Sterling has been living a very quiet, inward-looking, isolated existence, and has found a certain degree of peace. He is no angel, but he is far from the madding crowd; a broken marriage and a bad reputation have left indelible scars. His exile is a relief and a self-inflicted punishment.
Meanwhile, compulsively talkative and brashly frank in that of-the-moment, “say anything” way that is more of a protective wall than might immediately be apparent, Becky could well be facing manslaughter charges and prison time. She was at an alcohol-fueled house party that went out of control. She also was caught on video as the “slow girl” of the play’s title — one of her school’s lonely outcasts who unknowingly gulped down far too many Jell-O shots. Euphoric about just being part of the party, she leapt from a window.
Initially, Sterling is awkward and unsure about how to deal with Becky, though clearly he understands her pain. Becky, quietly terrified, and torn between denial and stark reality, is all adolescent swagger at first, though she gradually realizes that her indulgent, careless behavior has altered several lives, including her own, forever.

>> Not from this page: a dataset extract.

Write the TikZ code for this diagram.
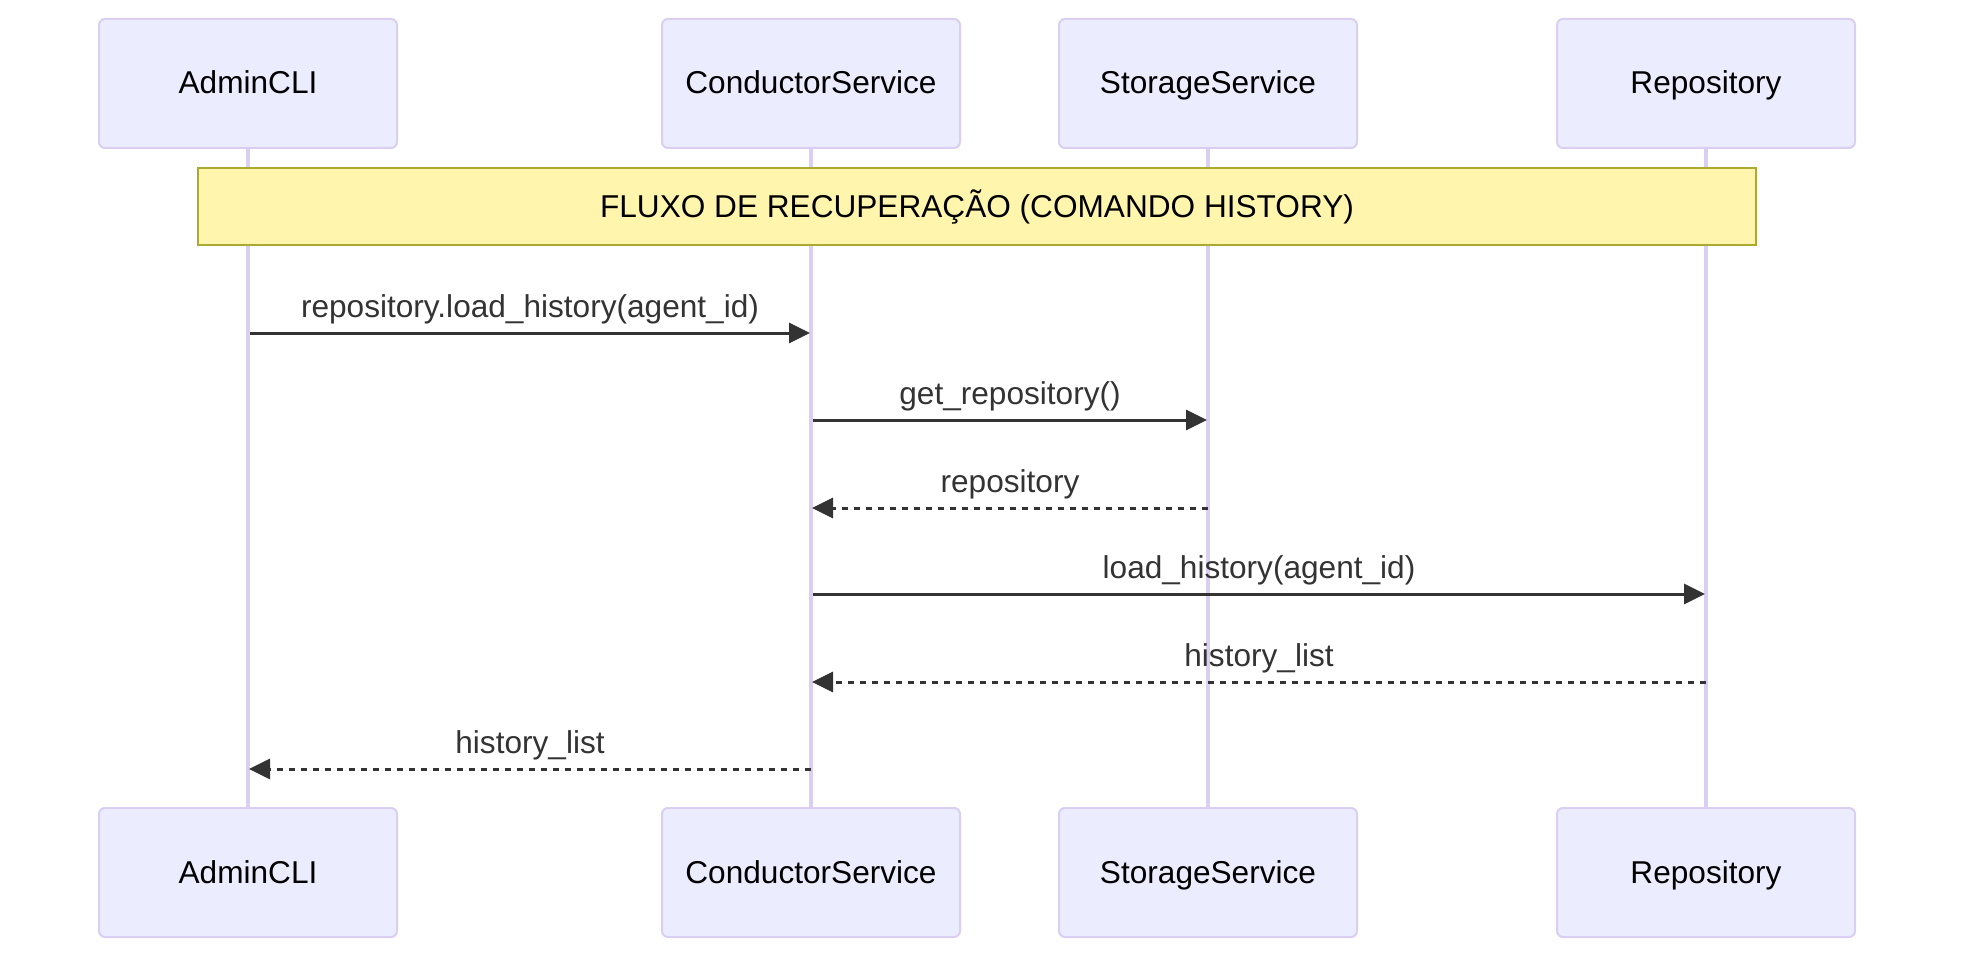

In just a handful of scenes that unspool in just 90 minutes on designer Takeshi Kata’s elegantly minimalist set (with Richard Woodbury’s sound conjuring parrots and iguanas), these two people from different generations make a crucial connection. Pierce captures his characters’ voices ideally, and the actors follow suit.
Petersen suggests Sterling’s interior struggles with a wonderful sense of hard-won calm and understatement. The girlishly sexy Gray, sublimely watchable, is a young actress of remarkable talent and smarts. And the intriguing chemistry between these two masters of the intimate stage is delicious to observe.